Obama promises ad nauseam to bring “change” to America. He has failed, of course, to specify in anything like a clear, systematic way what he means by this. Yet if we attend carefully to the overall context within which he makes this call for change —- Obama’s autobiography, his various speeches and interviews, and the comments of his “rock,” Michelle -— an increasingly plausible interpretation of the kind of change that he favors begins to come into focus. Obama, like his wife, believes that America is now and always has been a fundamentally racist society. As they see it, America was conceived, not in liberty, but in racism. This was America’s original sin, the offense from which no white American, regardless of age or conduct, can escape responsibility.

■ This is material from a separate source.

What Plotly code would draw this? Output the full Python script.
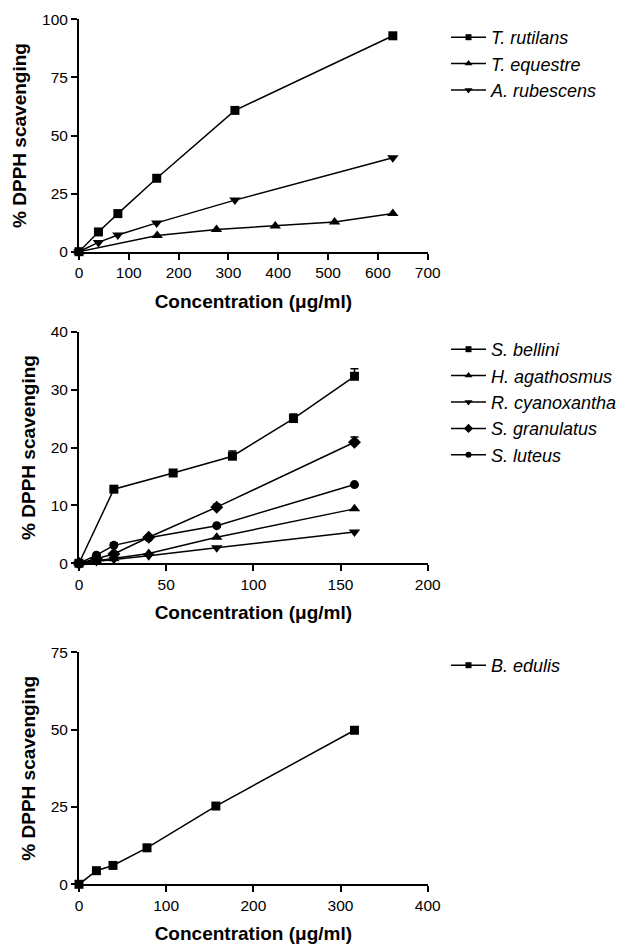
import plotly.graph_objects as go

FONT = "Liberation Sans, Arial, sans-serif"

# Panel 1
p1_names = ["T. rutilans", "T. equestre", "A. rubescens"]
p1_x = [[0, 39, 78, 156, 313, 630],
        [0, 157, 276, 394, 513, 630],
        [0, 39, 78, 156, 313, 630]]
p1_y = [[0, 8.5, 16.4, 31.6, 60.8, 92.9],
        [0, 7.0, 9.6, 11.1, 12.8, 16.4],
        [0, 4.0, 7.2, 12.4, 22.2, 40.4]]
p1_sym = ["square", "triangle-up", "triangle-down"]

# Panel 2
p2_names = ["S. bellini", "H. agathosmus", "R. cyanoxantha", "S. granulatus", "S. luteus"]
p2_x = [[0, 20, 54, 88, 123, 158],
        [0, 10, 20, 40, 79, 158],
        [0, 10, 20, 40, 79, 158],
        [0, 10, 20, 40, 79, 158],
        [0, 10, 20, 40, 79, 158]]
p2_y = [[0, 12.8, 15.6, 18.5, 25.0, 32.3],
        [0, 0.4, 0.8, 1.7, 4.5, 9.4],
        [0, 0.3, 0.7, 1.3, 2.7, 5.4],
        [0, 0.8, 1.6, 4.5, 9.7, 20.9],
        [0, 1.4, 3.1, 4.4, 6.5, 13.6]]
p2_err = [[0, 0.2, 0.2, 0.9, 0.8, 1.3],
          [0, 0, 0, 0, 0, 0],
          [0, 0, 0, 0, 0, 0],
          [0, 0, 0, 0, 0.5, 0.9],
          [0, 0, 0.4, 0, 0, 0]]
p2_sym = ["square", "triangle-up", "triangle-down", "diamond", "circle"]

# Panel 3
p3_names = ["B. edulis"]
p3_x = [[0, 20, 39, 78, 157, 316]]
p3_y = [[0, 4.4, 6.1, 11.8, 25.3, 49.8]]
p3_sym = ["square"]

x_title = "Concentration (μg/ml)"
y_title = "% DPPH scavenging"

W, H = 629, 944
x_dom = [79 / W, 427.7 / W]
y_doms = [[1 - 251.7 / H, 1 - 19.3 / H],
          [1 - 563.3 / H, 1 - 331.7 / H],
          [1 - 884.3 / H, 1 - 652.3 / H]]
x_ranges = [[0, 700], [0, 200], [0, 400]]
x_dticks = [100, 50, 100]
y_ranges = [[0, 100], [0, 40], [0, 75]]
y_dticks = [25, 10, 25]
legend_tops = [19, 331, 647]

fig = go.Figure()

msize = {"square": 9, "triangle-up": 10, "triangle-down": 10, "diamond": 10, "circle": 9}
lsize = {"square": 6, "triangle-up": 7, "triangle-down": 7, "diamond": 7, "circle": 6}

def add_panel(idx, names, xs, ys, syms, errs=None):
    ax = "" if idx == 0 else str(idx + 1)
    for i, n in enumerate(names):
        kw = {}
        if errs is not None and any(errs[i]):
            kw["error_y"] = dict(type="data", array=errs[i], arrayminus=[0] * len(errs[i]),
                                 symmetric=False, color="black", thickness=1.5, width=4)
        fig.add_trace(go.Scatter(
            x=xs[i], y=ys[i], name=n, mode="lines+markers", showlegend=False,
            line=dict(color="black", width=1.5),
            marker=dict(symbol=syms[i], size=msize[syms[i]], color="black"),
            xaxis="x" + ax, yaxis="y" + ax, cliponaxis=False, **kw))
        # legend entry (smaller symbol, as in the original legend)
        fig.add_trace(go.Scatter(
            x=[None], y=[None], name="<i>" + n + "</i>", mode="lines+markers",
            line=dict(color="black", width=1.5),
            marker=dict(symbol=syms[i], size=lsize[syms[i]], color="black"),
            xaxis="x" + ax, yaxis="y" + ax, legend="legend" + ax, hoverinfo="skip"))

add_panel(0, p1_names, p1_x, p1_y, p1_sym)
add_panel(1, p2_names, p2_x, p2_y, p2_sym, p2_err)
add_panel(2, p3_names, p3_x, p3_y, p3_sym)

layout = dict(width=W, height=H, margin=dict(l=0, r=0, t=0, b=0),
              paper_bgcolor="white", plot_bgcolor="white",
              font=dict(family=FONT, color="black"), showlegend=True)

for i in range(3):
    ax = "" if i == 0 else str(i + 1)
    layout["xaxis" + ax] = dict(
        domain=x_dom, anchor="y" + ax, range=x_ranges[i], dtick=x_dticks[i], tick0=0,
        showline=True, linecolor="black", linewidth=2, ticks="outside", ticklen=6,
        tickwidth=2, tickcolor="black", showgrid=False, zeroline=False,
        tickfont=dict(size=15.5, family=FONT), automargin=False,
        title=dict(text="<b>" + x_title + "</b>", font=dict(size=19, family=FONT), standoff=14))
    layout["yaxis" + ax] = dict(
        domain=y_doms[i], anchor="x" + ax, range=y_ranges[i], dtick=y_dticks[i], tick0=0,
        showline=True, linecolor="black", linewidth=2, ticks="outside", ticklen=6,
        tickwidth=2, tickcolor="black", showgrid=False, zeroline=False,
        tickfont=dict(size=15.5, family=FONT), automargin=False,
        title=dict(text="<b>" + y_title + "</b>", font=dict(size=19, family=FONT), standoff=10))
    layout["legend" + ax] = dict(
        x=446 / W, xanchor="left", y=1 - legend_tops[i] / H, yanchor="top",
        font=dict(size=18, family=FONT), bgcolor="rgba(0,0,0,0)", borderwidth=0,
        itemwidth=35, tracegroupgap=0)

fig.update_layout(**layout)

fig.write_html("out.html")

In his most recent speech, “A More Perfect Union,” Obama expressly asserts that the U.S. Constitution is an “ultimately unfinished” document, a document “stained by this nation’s original sin of slavery…” The Biblical language is telling, for it gives us a glimpse of Obama’s self-conception, a conception that coincides with Farrakhan’s vision of him. The “hope” he offers to white folks is the hope of “salvation” from the bondage of “white racism.” The “change” he promises isn’t merely a change of direction; it is a change of an epoch from the old dispensation to the new. Farrakhan understands this. He makes explicit what Obama knows he must keep implicit, but both see Obama as something much more than just a presidential contender “who happens to be black.” Both know that Obama is a black messiah who will redeem America (by which they mean white America) and reconcile it with God, or with all that is True, Beautiful, and Good.

There is a price to be paid for this salvation, though. This will bring us in just a moment to Bill Cunningham’s remarks. Just as Christ told his disciples that they must take up their own crosses if they are to follow him, so whites who long for redemption must prove that they have genuinely repented of their racism by doing two things. First, they must support Obama, of course. Secondly, they must refrain from making any allusions to Obama’s racial and/or cultural heritage that stand a better chance than not of defeating his presidential prospects.

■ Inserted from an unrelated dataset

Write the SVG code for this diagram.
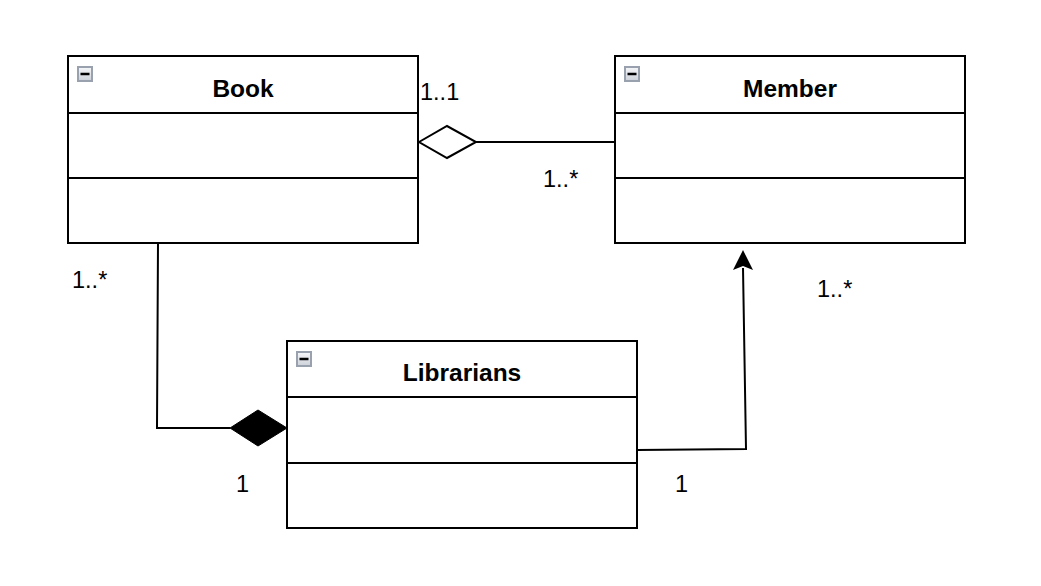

After his campaign invited Cunningham to jazz up the crowd at his rally, McCain denounced the famously audacious talk show host for referring to Obama by his full name. On February 26, on Hannity and Colmes, Karl Rove called on Republicans and conservatives to refrain from addressing Obama in these terms. Rove is concerned that it will make Obama’s right-leaning critics appear “bigoted.”

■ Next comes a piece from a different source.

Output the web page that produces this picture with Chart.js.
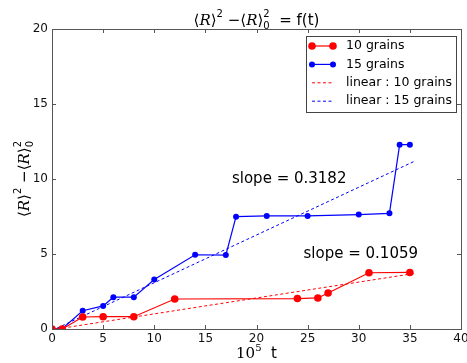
<!DOCTYPE html>
<html><head><meta charset="utf-8">
<script src="https://cdn.jsdelivr.net/npm/chart.js@4/dist/chart.umd.min.js"></script>
<style>html,body{margin:0;padding:0;background:#fff}#wrap{width:467px;height:363px}</style>
</head><body><div id="wrap"><canvas id="c" width="467" height="363"></canvas></div>
<script>
// ---- data ----
const t10 = [0, 1, 3, 5, 8, 12, 24, 26, 27, 31, 35];
const v10 = [0, 0, 0.8, 0.82, 0.82, 2.0, 2.03, 2.07, 2.4, 3.75, 3.77];
const t15 = [0, 1, 3, 5, 6, 8, 10, 14, 17, 18, 21, 25, 30, 33, 34, 35];
const v15 = [0, 0.02, 1.22, 1.54, 2.12, 2.12, 3.3, 4.95, 4.93, 7.49, 7.54, 7.54, 7.63, 7.71, 12.29, 12.29];
const fitT = [0, 35.5];
const fit10 = [-0.05, 3.71];
const fit15 = [-0.1, 11.2];
const labels = ['10 grains', '15 grains', 'linear : 10 grains', 'linear : 15 grains'];
const slopeTexts = ['slope = 0.3182', 'slope = 0.1059'];
const xTicks = [0, 5, 10, 15, 20, 25, 30, 35, 40];
const yTicks = [0, 5, 10, 15, 20];

const pts = (xs, ys) => xs.map((x, i) => ({x: x, y: ys[i]}));
const SANS = '"DejaVu Sans"';
const SERIF = '"DejaVu Serif"';

function drawRich(ctx, segs, x, y) {
  let adv = [];
  segs.forEach(s => { ctx.font = s.f; adv.push(ctx.measureText(s.t).width); });
  let cur = 0, maxStack = 0;
  segs.forEach((s, i) => { if (s.stack) { maxStack = Math.max(maxStack, adv[i]); } else { cur += Math.max(adv[i], maxStack); maxStack = 0; } });
  cur += maxStack;
  let px = x - cur / 2; maxStack = 0;
  ctx.textBaseline = 'alphabetic'; ctx.textAlign = 'left';
  segs.forEach((s, i) => {
    ctx.font = s.f;
    ctx.fillText(s.t, px, y + (s.dy || 0));
    if (s.stack) { maxStack = Math.max(maxStack, adv[i]); }
    else { px += Math.max(adv[i], maxStack); maxStack = 0; }
  });
}

function rSegs(withF) {
  const big = '15px ' + SANS, it = 'italic 15px ' + SERIF, sm = '10px ' + SANS;
  const s = [
    {t: '⟨', f: big}, {t: 'R', f: it}, {t: '⟩', f: big}, {t: '2', f: sm, dy: -8},
    {t: ' −', f: big}, {t: '⟨', f: big}, {t: 'R', f: it}, {t: '⟩', f: big},
    {t: '2', f: sm, dy: -8, stack: true}, {t: '0', f: sm, dy: 4}
  ];
  if (withF) s.push({t: '  = f(t)', f: big});
  return s;
}

const deco = {
  id: 'deco',
  afterDraw(chart) {
    const ctx = chart.ctx, a = chart.chartArea, xs = chart.scales.x, ys = chart.scales.y;
    ctx.save();
    ctx.strokeStyle = '#555'; ctx.lineWidth = 1;
    ctx.strokeRect(Math.round(a.left) + 0.5, Math.round(a.top) + 0.5, Math.round(a.right - a.left), Math.round(a.bottom - a.top));
    ctx.beginPath();
    xTicks.forEach(v => { const p = Math.round(xs.getPixelForValue(v)) + 0.5;
      ctx.moveTo(p, a.bottom); ctx.lineTo(p, a.bottom - 4); ctx.moveTo(p, a.top); ctx.lineTo(p, a.top + 4); });
    yTicks.forEach(v => { const p = Math.round(ys.getPixelForValue(v)) + 0.5;
      ctx.moveTo(a.left, p); ctx.lineTo(a.left + 4, p); ctx.moveTo(a.right, p); ctx.lineTo(a.right - 4, p); });
    ctx.stroke();
    ctx.fillStyle = '#000'; ctx.font = '15px ' + SANS; ctx.textBaseline = 'middle'; ctx.textAlign = 'left';
    ctx.fillText(slopeTexts[0], xs.getPixelForValue(17.6), ys.getPixelForValue(10));
    ctx.fillText(slopeTexts[1], xs.getPixelForValue(24.6), ys.getPixelForValue(4.97));
    drawRich(ctx, rSegs(true), (a.left + a.right) / 2, 25);
    drawRich(ctx, [{t: '10', f: '15px ' + SERIF}, {t: '5', f: '10px ' + SERIF, dy: -7}, {t: '  t', f: '15px ' + SANS}], (a.left + a.right) / 2, 358);
    ctx.save(); ctx.translate(29, (a.top + a.bottom) / 2); ctx.rotate(-Math.PI / 2);
    drawRich(ctx, rSegs(false), 0, 0);
    ctx.restore();
    const lx = 306, ly = 36, lw = 150, lh = 76;
    ctx.fillStyle = '#fff'; ctx.fillRect(lx, ly, lw, lh);
    ctx.strokeStyle = '#444'; ctx.strokeRect(lx + 0.5, ly + 0.5, lw, lh);
    chart.data.datasets.forEach((d, i) => {
      const yy = 46 + i * 18.4;
      ctx.strokeStyle = d.borderColor; ctx.lineWidth = d.borderWidth;
      ctx.setLineDash(d.borderDash || []);
      ctx.beginPath(); ctx.moveTo(312, yy); ctx.lineTo(333, yy); ctx.stroke();
      ctx.setLineDash([]);
      if (d.pointRadius > 0) {
        ctx.fillStyle = d.pointBackgroundColor;
        [312, 333].forEach(px => { ctx.beginPath(); ctx.arc(px, yy, d.pointRadius, 0, Math.PI * 2); ctx.fill(); });
      }
      ctx.fillStyle = '#000'; ctx.font = '12.5px ' + SANS; ctx.textBaseline = 'middle';
      ctx.fillText(d.label, 346, yy);
    });
    ctx.restore();
  }
};

new Chart(document.getElementById('c'), {
  type: 'line',
  data: {
    datasets: [
      {label: labels[0], data: pts(t10, v10), borderColor: '#ff0000', backgroundColor: '#ff0000', pointBackgroundColor: '#ff0000', pointBorderWidth: 0, pointRadius: 3.8, borderWidth: 1.2, clip: 0, tension: 0},
      {label: labels[1], data: pts(t15, v15), borderColor: '#0000ff', backgroundColor: '#0000ff', pointBackgroundColor: '#0000ff', pointBorderWidth: 0, pointRadius: 3, borderWidth: 1.2, clip: 0, tension: 0},
      {label: labels[2], data: pts(fitT, fit10), borderColor: '#ff0000', borderDash: [3, 2.5], borderWidth: 1, pointRadius: 0, clip: 0},
      {label: labels[3], data: pts(fitT, fit15), borderColor: '#0000ff', borderDash: [3, 2.5], borderWidth: 1, pointRadius: 0, clip: 0}
    ]
  },
  options: {
    responsive: false, animation: false, devicePixelRatio: 1,
    layout: {padding: {left: 0, right: 6, top: 29, bottom: 0}},
    plugins: {legend: {display: false}, title: {display: false}, tooltip: {enabled: false}},
    scales: {
      x: {type: 'linear', min: 0, max: 40,
        afterFit: s => { s.height = 34; s.paddingLeft = 0; s.paddingRight = 0; },
        afterBuildTicks: s => { s.ticks = xTicks.map(v => ({value: v})); },
        grid: {display: false, drawTicks: false}, border: {display: false},
        ticks: {color: '#111', padding: 3, font: {family: 'DejaVu Sans', size: 12}, maxRotation: 0}},
      y: {type: 'linear', min: 0, max: 20,
        afterFit: s => { s.width = 52; s.paddingTop = 0; s.paddingBottom = 0; },
        afterBuildTicks: s => { s.ticks = yTicks.map(v => ({value: v})); },
        grid: {display: false, drawTicks: false}, border: {display: false},
        ticks: {color: '#111', padding: 4, font: {family: 'DejaVu Sans', size: 12}}}
    }
  },
  plugins: [deco]
});
</script></body></html>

That we are even talking about this should be enough to make all enemies of “political correctness” shudder in fear over the fact that Obama has made it this far, to say nothing of the prospect of an Obama presidency. White people, including white Republicans, are so fearful of being accused of racial bigotry that they will go so far as to condemn fellow Republicans who address a politician, quite possibly the next president of the United States, by his full name. Moreover, what is worse, we have reached a point where using his full name can make one vulnerable to charges of racism. Far from improving inter-racial relations, an Obama presidency, I dread, will drastically worsen them. As the scrutiny of Obama intensifies, accusations of racism on the part of his supporters will proliferate exponentially. Obama will permit this, even if he doesn’t chime in himself. There is one more thing to consider, however.

In the age of Obama, “racism” will be an even more egregious offense than it is now, however impossible that may sound. “Racism” will no longer be viewed as “mean-spiritedness,” “sickness,” or mere “immorality.” Because a President Obama will be not just a “leader,” but a “Messiah,” “racism” will come to equal “blasphemy.”